# EchoStar Reports $42.9 Million Loss



## Guest (Feb 28, 2002)

EchoStar Communications Corp., the nation's second biggest satellite TV provider, reported a smaller loss for the fourth quarter than a year ago but it was a larger deficit than Wall Street expected.

It signed up 400,000 net subscribers to its Dish Network in the quarter, and ended 2001 with 6.83 million Dish Network subscribers. This month it gained its 7 millionth subscriber.

Click here to read

Nice surge today on the stock price as well.


----------



## Guest (Feb 28, 2002)

Wonder how much of the sucking sound at Echostar was from subscribers running to gete DirecTivos?

Scott


----------



## Guest (Feb 28, 2002)

lol....


----------



## Guest (Feb 28, 2002)

I wonder how much free equipment and how many installer man-hours can be attributed to must-carry?

Examples... twin lnb's, sw-21's, sw-64's, renting space for Philly....


----------



## Guest (Feb 28, 2002)

The reason for the larger than expected loss are ONE TIME write offs in Wild Blue and Starband. Wild Blue is now a totally written off investment and Starband is approaching that point.


----------



## Guest (Mar 2, 2002)

"Wonder how much of the sucking sound at Echostar was from subscribers running to gete DirecTivos?"
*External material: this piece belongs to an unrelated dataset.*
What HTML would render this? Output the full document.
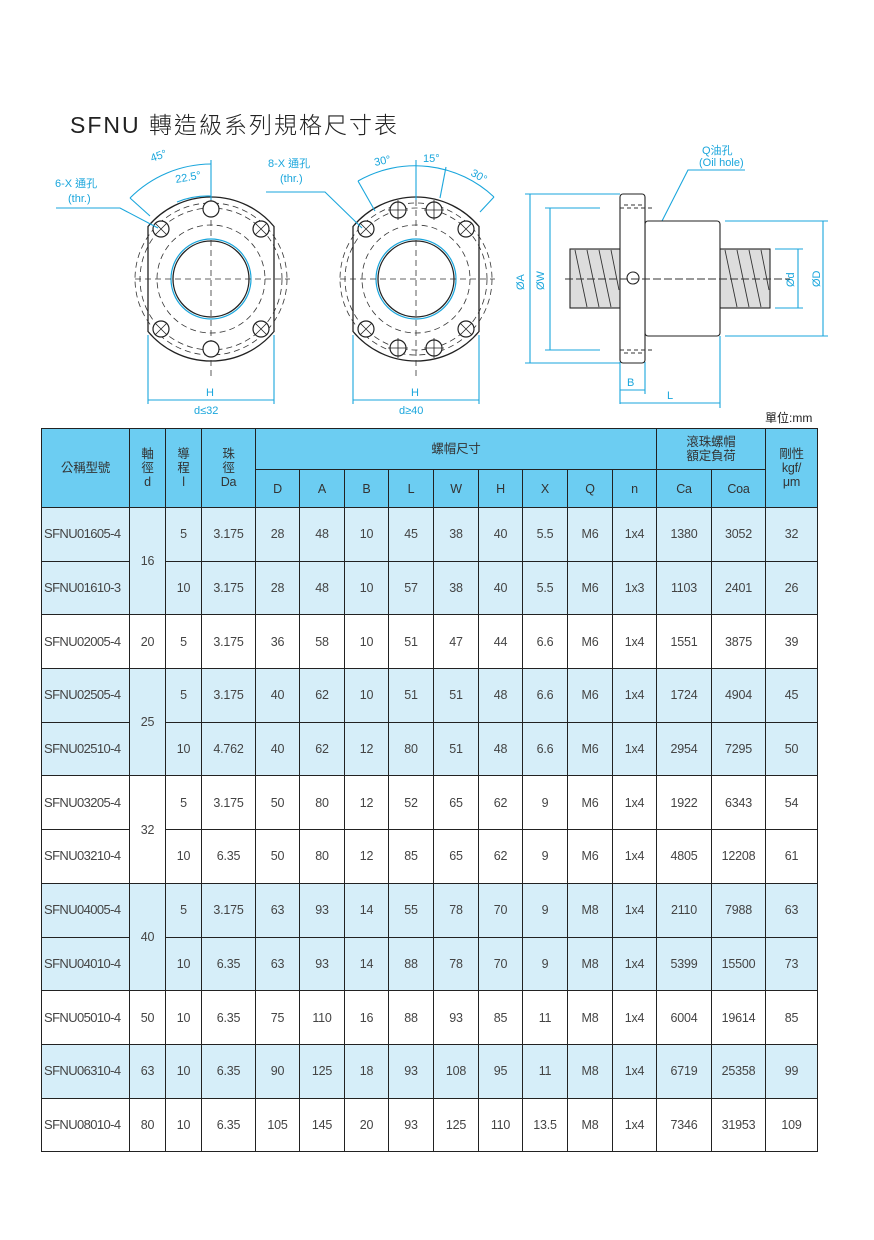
<!DOCTYPE html>
<html><head><meta charset="utf-8">
<style>
body{margin:0;background:#fff;width:874px;height:1240px;position:relative;overflow:hidden;font-family:"Liberation Sans","Noto Sans CJK TC",sans-serif;}
.t{position:absolute;left:41px;top:428px;width:776px;border-collapse:collapse;table-layout:fixed;font-family:"Liberation Sans","Noto Sans CJK TC",sans-serif;font-size:12.5px;color:#444;letter-spacing:-0.2px;}
.t td{border:1px solid #222;text-align:center;padding:0;height:52.7px;line-height:14px;}
.t tr.h td{background:#6ccdf2;color:#333;height:40px;}
.t tr.h2 td{background:#6ccdf2;color:#333;height:37px;}
.t tr.b td{background:#d6eef9;}
.t td.m{text-align:left;padding-left:2px;font-size:13px;letter-spacing:-0.6px;white-space:nowrap;overflow:hidden;}
</style></head><body>
<div style="position:absolute;left:70px;top:106px;font-size:23px;color:#222;letter-spacing:2px;font-family:'Liberation Sans','Noto Sans CJK TC',sans-serif;font-weight:300">SFNU 轉造級系列規格尺寸表</div>
<svg width="874" height="430" style="position:absolute;left:0;top:0" font-family="Liberation Sans, Noto Sans CJK TC, sans-serif">
<g fill="none" stroke="#222" stroke-width="1.3">
<path d="M148,226.5 A82,82 0 0 1 274,226.5 L274,331.5 A82,82 0 0 1 148,331.5 Z"/>
<circle cx="211" cy="279" r="38"/>
<circle cx="416" cy="279" r="38"/>
<path d="M353,226.5 A82,82 0 0 1 479,226.5 L479,331.5 A82,82 0 0 1 353,331.5 Z"/>
</g>
<g fill="none" stroke="#1aa6dc" stroke-width="1.2"><circle cx="211" cy="279" r="40"/><circle cx="416" cy="279" r="40"/></g>
<g fill="none" stroke="#333" stroke-width="0.8" stroke-dasharray="6,4">
<circle cx="211" cy="279" r="54"/><circle cx="211" cy="279" r="71"/><circle cx="211" cy="279" r="76"/>
<circle cx="416" cy="279" r="54"/><circle cx="416" cy="279" r="71"/><circle cx="416" cy="279" r="76"/>
<line x1="135" y1="279" x2="290" y2="279"/><line x1="211" y1="160" x2="211" y2="380"/>
<line x1="340" y1="279" x2="495" y2="279"/><line x1="416" y1="160" x2="416" y2="380"/>
</g>
<g fill="#fff" stroke="#222" stroke-width="1.2">
<circle cx="211" cy="209" r="8"/><circle cx="211" cy="349" r="8"/>
<circle cx="161" cy="229" r="8"/><circle cx="261" cy="229" r="8"/><circle cx="161" cy="329" r="8"/><circle cx="261" cy="329" r="8"/>
<circle cx="398" cy="210" r="8"/><circle cx="434" cy="210" r="8"/><circle cx="398" cy="348" r="8"/><circle cx="434" cy="348" r="8"/>
<circle cx="366" cy="229" r="8"/><circle cx="466" cy="229" r="8"/><circle cx="366" cy="329" r="8"/><circle cx="466" cy="329" r="8"/>
</g>
<g stroke="#222" stroke-width="0.8">
<path d="M155,223l12,12M167,223l-12,12M255,223l12,12M267,223l-12,12M155,323l12,12M167,323l-12,12M255,323l12,12M267,323l-12,12"/>
<path d="M360,223l12,12M372,223l-12,12M460,223l12,12M472,223l-12,12M360,323l12,12M372,323l-12,12M460,323l12,12M472,323l-12,12"/>
<path d="M398,200v20M388,210h20M434,200v20M424,210h20M398,338v20M388,348h20M434,338v20M424,348h20"/>
</g>
<g fill="none" stroke="#1aa6dc" stroke-width="1.1">
<path d="M211,164 A115,115 0 0 0 130,198"/><path d="M211,196 A83,83 0 0 0 177,202"/>
<line x1="211" y1="160" x2="211" y2="200"/><line x1="130" y1="198" x2="150" y2="216"/>
<polyline points="56,208 120,208 158,228"/>
<path d="M358,181 A115,115 0 0 1 494,197"/>
<line x1="416" y1="160" x2="416" y2="200"/><line x1="446" y1="167" x2="440" y2="198"/>
<line x1="358" y1="181" x2="375" y2="211"/><line x1="494" y1="197" x2="480" y2="212"/>
<polyline points="266,192 325,192 362,228"/>
<path d="M148,335V404M274,335V404M148,400H274M353,335V404M479,335V404M353,400H479"/>
<path d="M620,362V404M645,362V394M720,336V408M620,390H645M620,403H720"/>
<path d="M530,194V363M550,208V350M525,194H620M545,208H600M525,363H620M545,350H600M823,221V336M798,249V308M725,221H828M725,336H828M775,249H803M775,308H803"/>
<polyline points="745,170 688,170 636,272"/>
</g>
<g fill="#1aa6dc" font-size="11">
<text x="152" y="162" transform="rotate(-20 152 162)">45°</text>
<text x="176" y="183" transform="rotate(-10 176 183)">22.5°</text>
<text x="55" y="187">6-X 通孔</text><text x="68" y="202">(thr.)</text>
<text x="375" y="166" transform="rotate(-12 375 166)">30°</text>
<text x="423" y="162">15°</text>
<text x="470" y="175" transform="rotate(30 470 175)">30°</text>
<text x="268" y="167">8-X 通孔</text><text x="280" y="182">(thr.)</text>
<text x="206" y="396">H</text><text x="194" y="414">d≤32</text>
<text x="411" y="396">H</text><text x="399" y="414">d≥40</text>
<text x="627" y="386">B</text><text x="667" y="399">L</text>
<text x="702" y="154">Q油孔</text><text x="699" y="166">(Oil hole)</text>
<text x="524" y="290" transform="rotate(-90 524 290)">ØA</text>
<text x="544" y="290" transform="rotate(-90 544 290)">ØW</text>
<text x="794" y="287" transform="rotate(-90 794 287)">Ød</text>
<text x="820" y="287" transform="rotate(-90 820 287)">ØD</text>
</g>
<g stroke="#222" stroke-width="1.1" fill="#ddd">
<rect x="570" y="249" width="50" height="59"/><rect x="720" y="249" width="50" height="59"/>
<rect x="645" y="221" width="75" height="115" fill="#fff" rx="3"/>
<rect x="620" y="194" width="25" height="169" fill="#fff" rx="3"/>
<circle cx="633" cy="278" r="6" fill="#fff"/>
</g>
<g stroke="#333" stroke-width="0.9" fill="none">
<path d="M575,250l12,57M587,250l12,57M599,250l12,57M611,250l8,40M725,250l12,57M737,250l12,57M749,250l12,57M761,250l8,40"/>
<path d="M565,279H790" stroke-dasharray="8,3"/>
<path d="M620,208H652M620,350H652M624,205h20M624,353h20" stroke-dasharray="4,3"/>
</g>
<text x="765" y="422" font-size="12" fill="#222">單位:mm</text>
</svg>
<table class="t">
<colgroup><col style="width:88px"><col style="width:36px"><col style="width:36px"><col style="width:54px"><col style="width:44px"><col style="width:45px"><col style="width:44px"><col style="width:45px"><col style="width:45px"><col style="width:44px"><col style="width:45px"><col style="width:45px"><col style="width:44px"><col style="width:55px"><col style="width:54px"><col style="width:52px"></colgroup>
<tr class="h"><td rowspan="2">公稱型號</td><td rowspan="2">軸<br>徑<br>d</td><td rowspan="2">導<br>程<br>l</td><td rowspan="2">珠<br>徑<br>Da</td><td colspan="9">螺帽尺寸</td><td colspan="2">滾珠螺帽<br>額定負荷</td><td rowspan="2">剛性<br>kgf/<br>μm</td></tr>
<tr class="h2"><td>D</td><td>A</td><td>B</td><td>L</td><td>W</td><td>H</td><td>X</td><td>Q</td><td>n</td><td>Ca</td><td>Coa</td></tr>
<tr class="b"><td class="m">SFNU01605-4</td><td rowspan="2">16</td><td>5</td><td>3.175</td><td>28</td><td>48</td><td>10</td><td>45</td><td>38</td><td>40</td><td>5.5</td><td>M6</td><td>1x4</td><td>1380</td><td>3052</td><td>32</td></tr>
<tr class="b"><td class="m">SFNU01610-3</td><td>10</td><td>3.175</td><td>28</td><td>48</td><td>10</td><td>57</td><td>38</td><td>40</td><td>5.5</td><td>M6</td><td>1x3</td><td>1103</td><td>2401</td><td>26</td></tr>
<tr><td class="m">SFNU02005-4</td><td>20</td><td>5</td><td>3.175</td><td>36</td><td>58</td><td>10</td><td>51</td><td>47</td><td>44</td><td>6.6</td><td>M6</td><td>1x4</td><td>1551</td><td>3875</td><td>39</td></tr>
<tr class="b"><td class="m">SFNU02505-4</td><td rowspan="2">25</td><td>5</td><td>3.175</td><td>40</td><td>62</td><td>10</td><td>51</td><td>51</td><td>48</td><td>6.6</td><td>M6</td><td>1x4</td><td>1724</td><td>4904</td><td>45</td></tr>
<tr class="b"><td class="m">SFNU02510-4</td><td>10</td><td>4.762</td><td>40</td><td>62</td><td>12</td><td>80</td><td>51</td><td>48</td><td>6.6</td><td>M6</td><td>1x4</td><td>2954</td><td>7295</td><td>50</td></tr>
<tr><td class="m">SFNU03205-4</td><td rowspan="2">32</td><td>5</td><td>3.175</td><td>50</td><td>80</td><td>12</td><td>52</td><td>65</td><td>62</td><td>9</td><td>M6</td><td>1x4</td><td>1922</td><td>6343</td><td>54</td></tr>
<tr><td class="m">SFNU03210-4</td><td>10</td><td>6.35</td><td>50</td><td>80</td><td>12</td><td>85</td><td>65</td><td>62</td><td>9</td><td>M6</td><td>1x4</td><td>4805</td><td>12208</td><td>61</td></tr>
<tr class="b"><td class="m">SFNU04005-4</td><td rowspan="2">40</td><td>5</td><td>3.175</td><td>63</td><td>93</td><td>14</td><td>55</td><td>78</td><td>70</td><td>9</td><td>M8</td><td>1x4</td><td>2110</td><td>7988</td><td>63</td></tr>
<tr class="b"><td class="m">SFNU04010-4</td><td>10</td><td>6.35</td><td>63</td><td>93</td><td>14</td><td>88</td><td>78</td><td>70</td><td>9</td><td>M8</td><td>1x4</td><td>5399</td><td>15500</td><td>73</td></tr>
<tr><td class="m">SFNU05010-4</td><td>50</td><td>10</td><td>6.35</td><td>75</td><td>110</td><td>16</td><td>88</td><td>93</td><td>85</td><td>11</td><td>M8</td><td>1x4</td><td>6004</td><td>19614</td><td>85</td></tr>
<tr class="b"><td class="m">SFNU06310-4</td><td>63</td><td>10</td><td>6.35</td><td>90</td><td>125</td><td>18</td><td>93</td><td>108</td><td>95</td><td>11</td><td>M8</td><td>1x4</td><td>6719</td><td>25358</td><td>99</td></tr>
<tr><td class="m">SFNU08010-4</td><td>80</td><td>10</td><td>6.35</td><td>105</td><td>145</td><td>20</td><td>93</td><td>125</td><td>110</td><td>13.5</td><td>M8</td><td>1x4</td><td>7346</td><td>31953</td><td>109</td></tr>
</table>
</body></html>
Apparently not much. Subscriber additions were on a par with DirecTV. There is still a lot of buyer resistance to PVRs, especially those with monthly fees. And Microsofts abandonment of Ultimate TV doesn't help the PVR market.


----------



## Guest (Mar 2, 2002)

"Microsofts abandonment of Ultimate TV doesn't help the PVR market."

That is a pretty misleading statement. MS did not abandon UltimateTV. I have two units and they still work great, and I expect they will for quite some time. They have discontinued new development but have pledged to keep supporting their existing customers. Similar to Oldsmobile not making any more cars, but continuing to support the ones out there. 

Trust me, going from a PVR501 to UTV was like going from an old 486 to a P4. Even a UTV with no further advances kicks the 501's butt. Well worth the $10 per month. No offense, but E* is really far behind D* in PVR development and fielding, and I am one of many customers who have moved from E* to D* for that reason alone. 

Karl


----------



## Guest (Mar 3, 2002)

You might be interested in this take on UTV:

www.zdnet.com/anchordesk/...78,00.html


----------



## Guest (Mar 4, 2002)

> MS did not abandon UltimateTV.


But they will, given their track record in the pc market. You can barely get support for Win95 anymore, although the installed base is still quite large.


----------



## Guest (Mar 4, 2002)

Ultimate TV... Ultimate Failure!!!


----------



## Guest (Mar 4, 2002)

"Ultimate TV... Ultimate Failure!!!"

I'm sorry, but as a former PVR501 subscriber - I'll take my UTV twice every day and three times on Sunday over that single-tuner, broken-down, program-erasing, piece-of-hud 501. You may not want to buy one, but while I am currently enjoying my dual-tuner PVR, Dish subscribers can only dream of when Dish will actually release the 721. I have two UTV receivers and have never had a problem, unlike my 501. In defense of DirecTivo, it is also a great piece of equipment.


----------



## Guest (Mar 4, 2002)

But the point of the referenced article is that Microsoft seems to be making an orphan out of UTV.
It wasn't so long ago that the Dishplayer was touted as the greatest thing since sliced bread, and then MS ashifted its support to the back burner. It will be interesting to see if you feel the same way about UTV a year from now.

Like just about every dot.com that had a business model based upon a subscription, PVRs are not making it from a business perspective. Even Tivo is on shaky financial ground. Every false start or abandoned product lessens consumer confidence in PVRs. Microsoft's attitude is hurting, not helping, the PVR industry.


----------